Retrosynthesis is the subtle art of constructing simple starting materials from a target molecule using known or mechanistically viable reverse reactions, or "transforms." By sequentially applying transforms to a target molecule, the target is reduced step-wise into simpler and simpler starting materials until at last a commercially available compound is reached.
The seminal text on retrosynthesis is Corey and Cheng's The Logic of Chemical Synthesis, which describes five several retrosynthetic strategies and provides a number of examples to illustrate these strategies.
- Transform-based Strategies: These rely on the application of a key structurally simplifying transform that reduces a molecule's complexity immensely in a single step. Steps on either side of the key transform work to build up the "retron," or keying molecular structure, for the central transform.
- Structure-based Strategies: These focus on simplifying the target compound to a particular structure. A number of natural products are derived from common, widely available commercial materials like amino acids, carbohydrates, small-molecule hormones, and the like.
- Functional-Group-based Strategies: These center on the addition, interconversion, and deletion of particular functional groups as a way to modulate complexity in the target. Oftentimes a target differs from a key retron by only a few functional groups; transforms that can add these functional groups without disturbing the rest of the molecule are the foundation of functional-group-based strategies.
- Topological Strategies: These center on transforms that simplify the target topologically by breaking, for example, a key bond contained in multiple rings or a bond between a core ring system and an appendage. Thus in the forward direction, good topological transforms increase topological complexity substantially in one step.

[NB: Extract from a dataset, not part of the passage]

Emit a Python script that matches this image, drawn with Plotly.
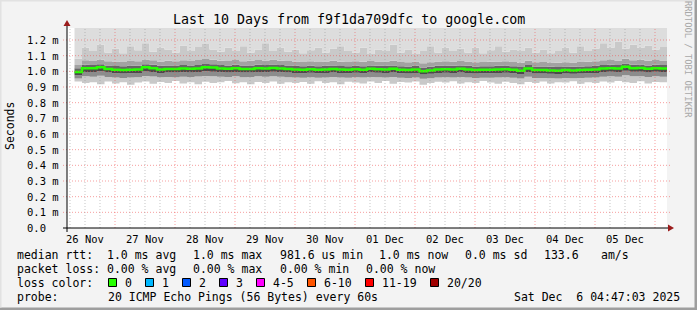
import plotly.graph_objects as go
from datetime import datetime, timedelta

# ---------------- data ----------------
TITLE = "Last 10 Days from f9f1da709dfc to google.com"
AXIS_START = datetime(2025, 11, 26, 4, 48)
AXIS_END = datetime(2025, 12, 6, 4, 48)
SAMPLE_START = datetime(2025, 11, 26, 7, 48)
STEP_HOURS = 3
Y_MAX = 1.2766  # ms

# per 3-hour column values in ms
median = [0.995, 1.020, 1.020, 1.026, 1.015, 1.010, 1.008, 1.010, 1.012, 1.026,
          1.020, 1.012, 1.015, 1.015, 1.018, 1.016, 1.018, 1.026, 1.024, 1.018,
          1.016, 1.020, 1.015, 1.015, 1.020, 1.018, 1.022, 1.018, 1.015, 1.012,
          1.010, 1.014, 1.010, 1.012, 1.015, 1.012, 1.010, 1.014, 1.010, 1.016,
          1.014, 1.012, 1.016, 1.010, 1.008, 1.012, 1.000, 1.006, 1.012, 1.014,
          1.012, 1.016, 1.012, 1.008, 1.010, 1.010, 1.012, 1.014, 1.010, 1.004,
          1.018, 1.008, 1.008, 1.006, 1.004, 1.008, 1.006, 1.008, 1.010, 1.012,
          1.018, 1.020, 1.018, 1.030, 1.020, 1.022, 1.016, 1.020, 1.018]
hi1 = [1.020, 1.042, 1.040, 1.046, 1.038, 1.034, 1.032, 1.035, 1.036, 1.046,
       1.042, 1.036, 1.038, 1.037, 1.040, 1.038, 1.041, 1.047, 1.045, 1.040,
       1.038, 1.042, 1.037, 1.038, 1.042, 1.040, 1.044, 1.040, 1.037, 1.035,
       1.033, 1.036, 1.033, 1.035, 1.038, 1.034, 1.033, 1.036, 1.033, 1.038,
       1.036, 1.035, 1.038, 1.033, 1.031, 1.035, 1.025, 1.030, 1.035, 1.036,
       1.035, 1.038, 1.035, 1.031, 1.033, 1.033, 1.035, 1.036, 1.033, 1.028,
       1.040, 1.031, 1.031, 1.030, 1.028, 1.031, 1.030, 1.031, 1.033, 1.035,
       1.040, 1.042, 1.040, 1.050, 1.042, 1.044, 1.038, 1.042, 1.040]
hi2 = [1.040, 1.070, 1.066, 1.074, 1.065, 1.062, 1.060, 1.066, 1.064, 1.076,
       1.070, 1.063, 1.068, 1.064, 1.070, 1.066, 1.072, 1.078, 1.074, 1.068,
       1.066, 1.072, 1.065, 1.067, 1.073, 1.069, 1.075, 1.068, 1.066, 1.062,
       1.060, 1.064, 1.060, 1.063, 1.067, 1.061, 1.060, 1.064, 1.061, 1.066,
       1.063, 1.062, 1.067, 1.060, 1.058, 1.063, 1.052, 1.058, 1.062, 1.064,
       1.062, 1.066, 1.063, 1.058, 1.060, 1.061, 1.063, 1.065, 1.060, 1.055,
       1.068, 1.058, 1.059, 1.057, 1.055, 1.058, 1.057, 1.059, 1.061, 1.064,
       1.070, 1.072, 1.069, 1.080, 1.071, 1.074, 1.067, 1.072, 1.069]
hi3 = [1.080, 1.150, 1.130, 1.170, 1.120, 1.145, 1.115, 1.160, 1.135, 1.180,
       1.125, 1.150, 1.140, 1.120, 1.165, 1.130, 1.155, 1.175, 1.140, 1.125,
       1.150, 1.130, 1.160, 1.120, 1.140, 1.180, 1.130, 1.150, 1.125, 1.140,
       1.115, 1.135, 1.150, 1.120, 1.145, 1.160, 1.130, 1.120, 1.150, 1.110,
       1.140, 1.130, 1.170, 1.120, 1.140, 1.110, 1.130, 1.160, 1.120, 1.150,
       1.130, 1.145, 1.120, 1.150, 1.115, 1.135, 1.160, 1.125, 1.140, 1.130,
       1.150, 1.120, 1.140, 1.115, 1.130, 1.150, 1.120, 1.160, 1.130, 1.145,
       1.180, 1.150, 1.190, 1.145, 1.170, 1.150, 1.165, 1.140, 1.155]
lo1 = [0.975, 0.995, 0.996, 1.000, 0.992, 0.988, 0.986, 0.988, 0.990, 0.999,
       0.996, 0.990, 0.992, 0.992, 0.994, 0.993, 0.995, 1.000, 0.998, 0.994,
       0.993, 0.996, 0.992, 0.992, 0.996, 0.994, 0.997, 0.994, 0.992, 0.990,
       0.988, 0.991, 0.988, 0.990, 0.992, 0.990, 0.988, 0.991, 0.988, 0.993,
       0.991, 0.990, 0.993, 0.988, 0.986, 0.990, 0.980, 0.985, 0.990, 0.991,
       0.990, 0.993, 0.990, 0.986, 0.988, 0.988, 0.990, 0.991, 0.988, 0.983,
       0.995, 0.986, 0.986, 0.985, 0.983, 0.986, 0.985, 0.986, 0.988, 0.990,
       0.995, 0.997, 0.995, 1.004, 0.997, 0.998, 0.993, 0.997, 0.995]
lo2 = [0.955, 0.968, 0.966, 0.972, 0.964, 0.960, 0.958, 0.961, 0.962, 0.970,
       0.967, 0.962, 0.964, 0.963, 0.966, 0.964, 0.967, 0.971, 0.969, 0.965,
       0.964, 0.968, 0.963, 0.964, 0.968, 0.965, 0.969, 0.966, 0.963, 0.961,
       0.959, 0.962, 0.959, 0.961, 0.964, 0.961, 0.959, 0.962, 0.960, 0.964,
       0.962, 0.961, 0.964, 0.959, 0.957, 0.961, 0.952, 0.956, 0.961, 0.962,
       0.961, 0.964, 0.961, 0.957, 0.959, 0.959, 0.961, 0.962, 0.959, 0.954,
       0.966, 0.957, 0.957, 0.956, 0.954, 0.957, 0.956, 0.957, 0.959, 0.961,
       0.966, 0.968, 0.966, 0.975, 0.968, 0.969, 0.964, 0.968, 0.966]
lo3 = [0.935, 0.925, 0.930, 0.918, 0.935, 0.922, 0.930, 0.915, 0.928, 0.935,
       0.920, 0.932, 0.925, 0.938, 0.922, 0.930, 0.918, 0.934, 0.926, 0.930,
       0.938, 0.924, 0.930, 0.918, 0.932, 0.925, 0.935, 0.920, 0.930, 0.926,
       0.932, 0.920, 0.936, 0.925, 0.930, 0.918, 0.934, 0.928, 0.922, 0.935,
       0.926, 0.938, 0.920, 0.932, 0.928, 0.935, 0.915, 0.925, 0.933, 0.928,
       0.936, 0.922, 0.930, 0.925, 0.938, 0.928, 0.920, 0.934, 0.926, 0.918,
       0.932, 0.925, 0.935, 0.922, 0.930, 0.928, 0.936, 0.920, 0.930, 0.925,
       0.935, 0.928, 0.938, 0.930, 0.925, 0.936, 0.922, 0.932, 0.930]

y_ticks = [0.0, 0.1, 0.2, 0.3, 0.4, 0.5, 0.6, 0.7, 0.8, 0.9, 1.0, 1.1, 1.2]
day_labels = ["26 Nov", "27 Nov", "28 Nov", "29 Nov", "30 Nov",
              "01 Dec", "02 Dec", "03 Dec", "04 Dec", "05 Dec"]
FIRST_DAY = datetime(2025, 11, 26)

stats_row1 = [("median rtt:", 16), ("1.0 ms avg", 106), ("1.0 ms max", 192),
              ("981.6 us min", 279), ("1.0 ms now", 378), ("0.0 ms sd", 464),
              ("133.6", 543), ("am/s", 600)]
stats_row2 = [("packet loss:", 16), ("0.00 % avg", 106), ("0.00 % max", 192),
              ("0.00 % min", 279), ("0.00 % now", 365)]
loss_labels = ["0", "1", "2", "3", "4-5", "6-10", "11-19", "20/20"]
loss_colors = ["#26ff00", "#00b8ff", "#0059ff", "#5e00ff", "#ff00ff",
               "#ff5500", "#ff0000", "#a00000"]
loss_swatch_x = [108.5, 145.5, 182.5, 219.5, 256.5, 307.5, 365.5, 430.5]
probe_text = "20 ICMP Echo Pings (56 Bytes) every 60s"
date_text = "Sat Dec  6 04:47:03 2025"

# ---------------- geometry ----------------
W, H = 697, 310
L, R, T, B = 67, 667, 28, 228
FONT = "DejaVu Sans Mono"


def px(xp):
    return (xp - L) / (R - L)


def py(yp):
    return (B - yp) / (B - T)


n = len(median)
times = [SAMPLE_START + timedelta(hours=STEP_HOURS * k) for k in range(n + 1)]


def ext(a):
    return list(a) + [a[-1]]


fig = go.Figure()
top = [Y_MAX] * n
bands = [
    (lo3, None, None),
    (lo2, "#c9c9c9", "tonexty"),
    (lo1, "#8c8c8c", "tonexty"),
    (median, "#4a4a4a", "tonexty"),
    (hi1, "#666666", "tonexty"),
    (hi2, "#a2a2a2", "tonexty"),
    (hi3, "#c9c9c9", "tonexty"),
    (top, "#dddddd", "tonexty"),
]
for vals, col, fill in bands:
    fig.add_trace(go.Scatter(
        x=times, y=ext(vals), mode="lines", line=dict(width=0, shape="hv"),
        fill=fill, fillcolor=col, showlegend=False, hoverinfo="skip"))

fig.add_trace(go.Scatter(
    x=times, y=ext(median), mode="lines",
    line=dict(width=2.5, color="#26ff00", shape="hv"),
    showlegend=False, hoverinfo="skip"))

shapes = []
ann = []

# grid lines (drawn above the smoke, like rrdtool)
for v in y_ticks[1:]:
    shapes.append(dict(type="line", xref="paper", yref="y", x0=px(63), x1=px(670),
                       y0=v, y1=v, layer="above",
                       line=dict(color="rgba(240,80,80,0.55)", width=1, dash="1px,2px")))
t = AXIS_START.replace(hour=0, minute=0)
while t <= AXIS_END:
    if AXIS_START <= t <= AXIS_END:
        major = t.hour == 0
        shapes.append(dict(type="line", xref="x", yref="paper", x0=t, x1=t,
                           y0=0, y1=1, layer="above",
                           line=dict(color="rgba(240,80,80,0.55)" if major else "rgba(150,150,150,0.55)",
                                     width=1, dash="1px,2px")))
    t += timedelta(hours=6)

# axes with arrows
shapes.append(dict(type="line", xref="paper", yref="paper", x0=px(63), x1=px(670),
                   y0=0, y1=0, layer="above", line=dict(color="black", width=1)))
shapes.append(dict(type="line", xref="paper", yref="paper", x0=0, x1=0,
                   y0=py(232), y1=py(25), layer="above", line=dict(color="black", width=1)))
shapes.append(dict(type="path", xref="paper", yref="paper", layer="above",
                   path=f"M {px(63.5)} {py(26)} L {px(70.5)} {py(26)} L {px(67)} {py(20)} Z",
                   fillcolor="#9b1c1c", line=dict(width=0)))
shapes.append(dict(type="path", xref="paper", yref="paper", layer="above",
                   path=f"M {px(668)} {py(224.5)} L {px(668)} {py(231.5)} L {px(674)} {py(228)} Z",
                   fillcolor="#9b1c1c", line=dict(width=0)))

# outer 3D border
shapes.append(dict(type="rect", xref="paper", yref="paper", x0=px(694.5), x1=px(697),
                   y0=py(310), y1=py(0), fillcolor="#9e9e9e", line=dict(width=0)))
shapes.append(dict(type="rect", xref="paper", yref="paper", x0=px(0), x1=px(697),
                   y0=py(310), y1=py(307.5), fillcolor="#9e9e9e", line=dict(width=0)))
shapes.append(dict(type="rect", xref="paper", yref="paper", x0=px(0), x1=px(1.5),
                   y0=py(307.5), y1=py(0), fillcolor="#e2e2e2", line=dict(width=0)))
shapes.append(dict(type="rect", xref="paper", yref="paper", x0=px(0), x1=px(694.5),
                   y0=py(1.5), y1=py(0), fillcolor="#e2e2e2", line=dict(width=0)))

# y tick labels
for v in y_ticks:
    txt = f"{v:.1f}\u00a0m" if v > 0 else "0.0\u00a0\u00a0"
    ann.append(dict(x=px(61), y=v, xref="paper", yref="y", text=txt, showarrow=False,
                    xanchor="right", yanchor="middle",
                    font=dict(family=FONT, size=10.5, color="black")))
# x tick labels (centered at noon)
for i, lab in enumerate(day_labels):
    ann.append(dict(x=FIRST_DAY + timedelta(days=i, hours=12), y=py(238.5), xref="x", yref="paper",
                    text=lab, showarrow=False, xanchor="center", yanchor="middle",
                    font=dict(family=FONT, size=10.5, color="black")))

# title & side texts
ann.append(dict(x=px(348.5), y=py(19), xref="paper", yref="paper", text=TITLE, showarrow=False,
                xanchor="center", yanchor="middle", font=dict(family=FONT, size=13.3, color="black")))
ann.append(dict(x=px(10), y=py(126), xref="paper", yref="paper", text="Seconds", showarrow=False,
                textangle=-90, xanchor="center", yanchor="middle",
                font=dict(family=FONT, size=11.5, color="black")))
ann.append(dict(x=px(688), y=py(59), xref="paper", yref="paper", text="RRDTOOL / TOBI OETIKER",
                showarrow=False, textangle=90, xanchor="center", yanchor="middle",
                font=dict(family=FONT, size=8.8, color="#a8a8a8")))


def legend_text(text, xpix, ypix):
    ann.append(dict(x=px(xpix - 1), y=py(ypix), xref="paper", yref="paper",
                    text=text.replace(" ", "\u00a0"), showarrow=False,
                    xanchor="left", yanchor="middle",
                    font=dict(family=FONT, size=11.5, color="black")))


for txt, xp in stats_row1:
    legend_text(txt, xp, 254.5)
for txt, xp in stats_row2:
    legend_text(txt, xp, 268.5)
legend_text("loss color:", 16, 282.5)
for lab, col, xs in zip(loss_labels, loss_colors, loss_swatch_x):
    shapes.append(dict(type="rect", xref="paper", yref="paper", x0=px(xs), x1=px(xs + 8),
                       y0=py(286.5), y1=py(278.5), fillcolor=col,
                       line=dict(color="black", width=1)))
    legend_text(lab, xs + 15, 282.5)
legend_text("probe:", 16, 296.5)
legend_text(probe_text, 107, 296.5)
legend_text(date_text, 513, 296.5)

fig.update_layout(
    width=W, height=H,
    margin=dict(l=L, r=W - R, t=T, b=H - B, pad=0),
    paper_bgcolor="#f3f3f3", plot_bgcolor="#ffffff",
    showlegend=False,
    xaxis=dict(type="date", range=[AXIS_START, AXIS_END], showgrid=False, zeroline=False,
               showticklabels=False, showline=False, ticks="", fixedrange=True),
    yaxis=dict(range=[0, Y_MAX], showgrid=False, zeroline=False, showticklabels=False,
               showline=False, ticks="", fixedrange=True),
    shapes=shapes, annotations=ann,
    font=dict(family=FONT),
)

fig.write_html("out.html")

- Stereochemical Strategies: These make use of stereospecific or stereoselective transforms in order to establish the target in enantiopure form.
In practice, all five of the strategies have to be applied at once in order to reduce a target structure in the most efficient way possible. This makes retrosynthesis, frankly, a bitch at times. Not knowing enough reactions to perform key bond disconnections (bond-forming reactions in the forward direction) is one thing, but knowing and just not seeing them is another thing entirely. The latter is the pitfall that affects most early chemistry graduate students. And even if you can see retrons in a target structure easily, care must be taken to not back yourself into a corner where selectivity in the forward direction is impossible.
A good example where this comes into play is the Wittig reaction, which in the reverse direction transforms a double bond into a ketone/aldehyde and an alkyl halide. If the target has a double bond and a ketone in it, disconnecting the double bond to a ketone via the Wittig transform is a bad idea, because in the forward direction the other ketone would react just as well as the one you want to turn into a double bond. Unless there is some glaring steric issue, selectivity has become impossible. This, to me, illustrates one of the general rules of retrosynthesis: never disconnect into a reactive functional group already present in the target.
If you have ambitions of becoming a chemistry graduate student, retrosynthesis is one of the hardest things you'll ever do. That said, it's far from impossible! Being very comfortable with reactions in both the forward and reverse directions is essential, and looking at literature retrosyntheses on a regular basis can also help. Be wary of current papers though, as these often use new, untested reactions very specific to the substrates they're dealing with. With practice, anyone can be a retrosynthetic pro!